Image: Compression mold bottom plate
What is Rubber Compression Molding?
A basic compression mold, used to make a rubber product, is usually of two-piece construction consisting of a top plate and a bottom plate. Half of the part cavity is usually cut into each plate of the mold. Consequently, when the two-part mold is placed together, it forms the whole. Overflow grooves are then cut around each cavity to provide a trim area, and to allow excess rubber to flow out of the cavity. Compression molds are normally used between heated platens in a press. Uncured rubber pre-forms are loaded in the bottom cavities of the compression mold, and the top plate is placed into position. The press is then closed allowing the rubber to compress, and flow into the cavity. The mold is kept closed until the rubber is cured or at least partially cured. Parts normally come out of the mold interconnected, and usually require a trim operation to separate the parts from the overflow groove. In order to become fully cured, partially cured parts need an additional bake cycle in an oven.
When to Use Compression Molding
The compression molding process is normally used to produce all-rubber parts that have a low profile, such as O-rings, seals, and gaskets. Since rubber pre-forms are loaded directly into the mold cavity, compression molding is an ideal method for manufacturing larger, flat, irregularly shaped parts as well. On occasion compression molding has been used to produce rubber parts that have cored-out areas, or for producing parts that require bonding rubber to a metallic or non-metallic component. Injection molding or transfer molding is better suited to produce these types of parts. Many types of elastomers, including natural rubber, neoprene, silicone, fluorosilicone and nitrile, can be used in the compression molding process. It is ideal for producing lower-quantity (low volume) prototype parts but with proper engineering can be used to produce much higher quantity production parts.

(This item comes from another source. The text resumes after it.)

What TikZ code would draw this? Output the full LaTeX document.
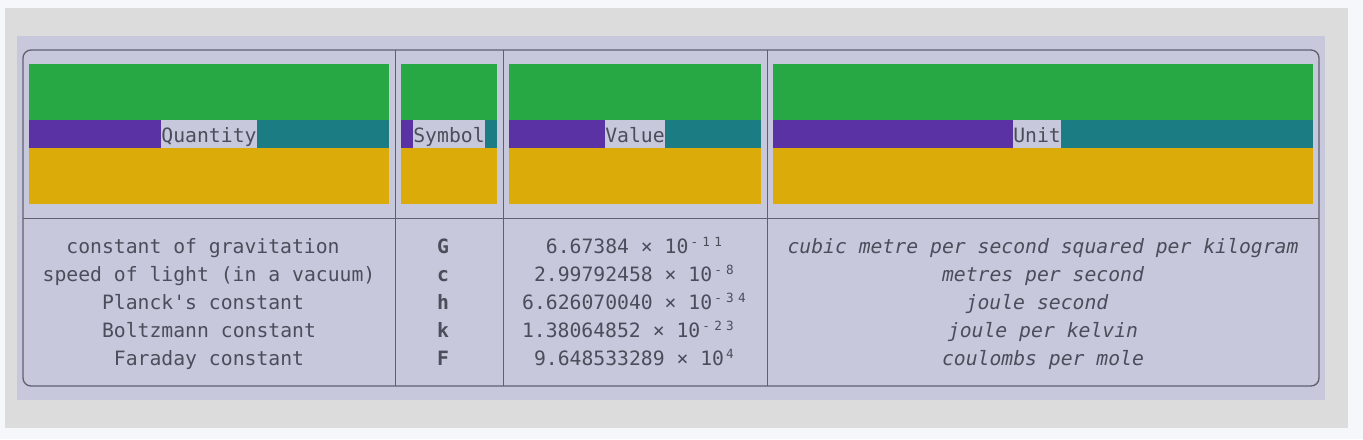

Image: Compression mold press
Mold Cost Comparison
Injection, transfer and compression molding are the main methods used to produce rubber parts. When comparing mold costs, compression molds are the least expensive of the three. Injection molds tend to have an intricate runner system that must be machined into the runner plate. An ejector system is normally required to remove parts from the mold. Transfer molds require an integral piston and well pot to transfer rubber. They also normally have an ejector system to remove parts from the mold. Heating sources must be incorporated in an injection or transfer mold.

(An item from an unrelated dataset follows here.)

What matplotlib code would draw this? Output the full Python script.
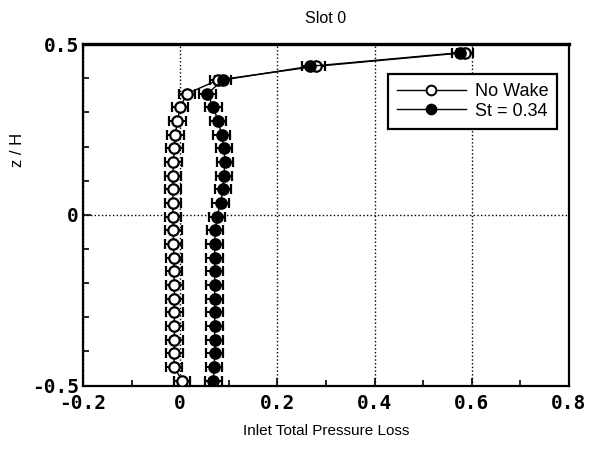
import numpy as np
import matplotlib
matplotlib.use("Agg")
import matplotlib.pyplot as plt
from matplotlib.ticker import MultipleLocator
from matplotlib.lines import Line2D

# spanwise positions (z/H), top to bottom
z = [0.475, 0.435, 0.395, 0.355, 0.315, 0.275, 0.235, 0.195, 0.155, 0.115,
     0.075, 0.035, -0.005, -0.045, -0.085, -0.125, -0.165, -0.205, -0.245,
     -0.285, -0.325, -0.365, -0.405, -0.445, -0.485]

# inlet total pressure loss
no_wake = [0.586, 0.280, 0.078, 0.014, 0.000, -0.006, -0.010, -0.012, -0.014,
           -0.015, -0.015, -0.015, -0.015, -0.014, -0.014, -0.013, -0.013,
           -0.012, -0.012, -0.012, -0.012, -0.012, -0.012, -0.013, 0.004]
st_034 = [0.576, 0.267, 0.088, 0.056, 0.068, 0.078, 0.085, 0.090, 0.092,
          0.090, 0.088, 0.083, 0.076, 0.072, 0.071, 0.071, 0.071, 0.071,
          0.071, 0.071, 0.071, 0.071, 0.071, 0.070, 0.068]
err = 0.017

xticks = [-0.2, 0, 0.2, 0.4, 0.6, 0.8]
xtick_labels = ["-0.2", "0", "0.2", "0.4", "0.6", "0.8"]
yticks = [-0.5, 0, 0.5]
ytick_labels = ["-0.5", "0", "0.5"]

fig = plt.figure(figsize=(5.93, 4.5), dpi=100)
ax = fig.add_axes([0.140, 0.143, 0.8195, 0.759])

ax.errorbar(no_wake, z, xerr=err, color="black", lw=1, marker="o", ms=7.5,
            mfc="white", mec="black", mew=1.6, capsize=3.5, elinewidth=1.4,
            capthick=1.4, zorder=3)
ax.errorbar(st_034, z, xerr=err, color="black", lw=1, marker="o", ms=7.5,
            mfc="black", mec="black", mew=1.6, capsize=3.5, elinewidth=1.4,
            capthick=1.4, zorder=3)

ax.set_xlim(-0.2, 0.8)
ax.set_ylim(-0.5, 0.5)
ax.set_xticks(xticks)
ax.set_xticklabels(xtick_labels, family="DejaVu Sans Mono", weight="bold", fontsize=14)
ax.set_yticks(yticks)
ax.set_yticklabels(ytick_labels, family="DejaVu Sans Mono", weight="bold", fontsize=14)
ax.xaxis.set_minor_locator(MultipleLocator(0.1))
ax.yaxis.set_minor_locator(MultipleLocator(0.1))
ax.tick_params(which="both", direction="in", color="black")
ax.tick_params(which="major", length=6, width=1.2, pad=6)
ax.tick_params(which="minor", length=4, width=1.2)
ax.tick_params(axis="y", pad=3)

ax.grid(True, which="major", linestyle=":", color="black", lw=1)

for side in ["left", "bottom", "right"]:
    ax.spines[side].set_linewidth(1.6)
ax.spines["top"].set_linewidth(2.4)

ax.set_title("Slot 0", family="Liberation Sans", fontsize=11.5, pad=15)
ax.set_xlabel("Inlet Total Pressure Loss", family="Liberation Sans", fontsize=11, labelpad=8)
ax.set_ylabel("z / H", family="Liberation Sans", fontsize=12)
ax.yaxis.set_label_coords(-0.12, 0.69)

handles = [
    Line2D([], [], color="black", lw=1, marker="o", ms=7, mfc="white", mec="black", mew=1.4),
    Line2D([], [], color="black", lw=1, marker="o", ms=7, mfc="black", mec="black", mew=1.4),
]
leg = ax.legend(handles, ["No Wake", "St = 0.34"], loc="upper right",
                bbox_to_anchor=(0.976, 0.913), frameon=True,
                fancybox=False, edgecolor="black", framealpha=1,
                prop={"family": "Liberation Sans", "size": 13},
                handlelength=3.8, borderpad=0.5, labelspacing=0.15,
                handletextpad=0.5, borderaxespad=0)
leg.get_frame().set_linewidth(1.6)

fig.savefig("out.png", dpi=100)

A compression mold, on the other hand, is normally just two plates which do not require runners, a piston, well pot, or an intricate ejection system. Compressing molding is simply material placed in a mold between two heated platens in a molding press, resulting in a very cost-effective method of producing prototype or low volume rubber parts.
Image: Rubber part prototype
Compression molding is a great method for producing low-profile rubber parts. Compression molding can be used to produce either lower volume prototype parts or higher volume production parts. Due to its simple construction, mold costs are relatively inexpensive and delivery time is normally shorter compared to that of an injection or transfer mold. Compression molds are easy to operate. Uncured rubber is loaded directly into the mold cavity. This makes compression molding an ideal method for manufacturing large, flat, irregularly shaped parts. Compression molds are normally used between heated platens of a press. An ejection system is not usually required for part removal.
Compression molding does have some draw-backs. It is not always the best choice for producing parts with cored-out areas, or for bonding rubber to a metallic or non-metallic component. There are some steps to consider when engineering the compression molding process, such as preparing uncured rubber pre-forms, or trimming overflow grooved from the part after removal from the mold. Depending on what type of part is being manufactured, compression molding will always have its place in producing prototype or production rubber parts.